White nationalists rallied earlier this month against proposals to take down a similar statue in Charlottesville, Virginia, and one woman was killed when a man crashed his car into a crowd of anti-racism counterprotesters.

The violence triggered the biggest domestic crisis yet for President Donald Trump, who provoked anger across the political spectrum for not immediately condemning white nationalists and for praising "very fine people" on both sides of the fight.

The president of the University of Texas at Austin, Greg Fenves, said that the "horrific displays of hatred" on show in Virginia had shocked and saddened the nation.

"These events make it clear, now more than ever, that Confederate monuments have become symbols of modern white supremacy and neo-Nazism," Fenves said on Sunday in a statement.

A growing number of U.S. political leaders have called for the removal of statues honouring the Confederacy.
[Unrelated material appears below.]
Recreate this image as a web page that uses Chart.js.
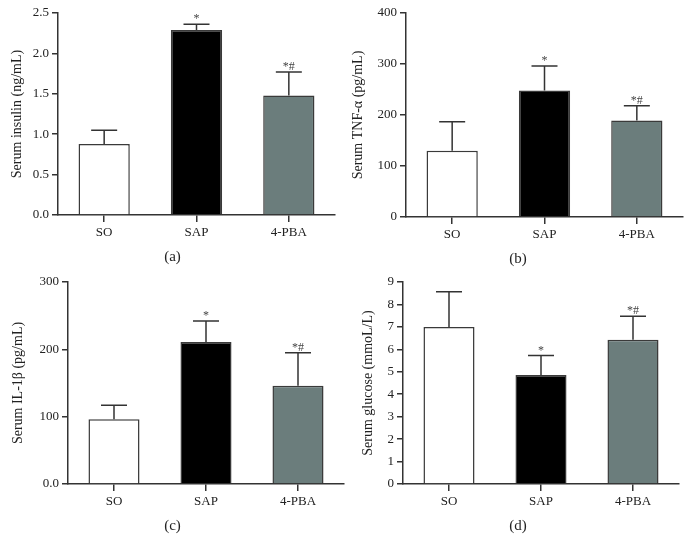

Civil rights activists charge that they promote racism while advocates of the statues contend they are a reminder of their heritage.

In Baltimore on Monday, authorities were investigating reports of vandalism at a 225-year-old monument to explorer Christopher Columbus, a police spokesman said.

A video posted online appeared to show two hooded figures striking the obelisk's base with a sledgehammer after taping to it a sign that read: "The future is racial and economic justice."

Baltimore took down four Confederate monuments last week.

There are about 700 monuments to the Confederacy in public spaces across the United States, according to the Southern Poverty Law Center, with the majority of them erected early in the 20th century amid a backlash among segregationists against the civil rights movement.

Among the four statues removed overnight at the University at Austin was one of General Robert E. Lee, who led the pro-slavery Confederacy's army during the Civil War. Fenves said it will be placed in the school's Briscoe Center for American History and made available for scholarly study.

Austin Mayor Steve Adler said on Twitter on Monday: "Putting these statues in a history museum appropriately puts this past where it belongs."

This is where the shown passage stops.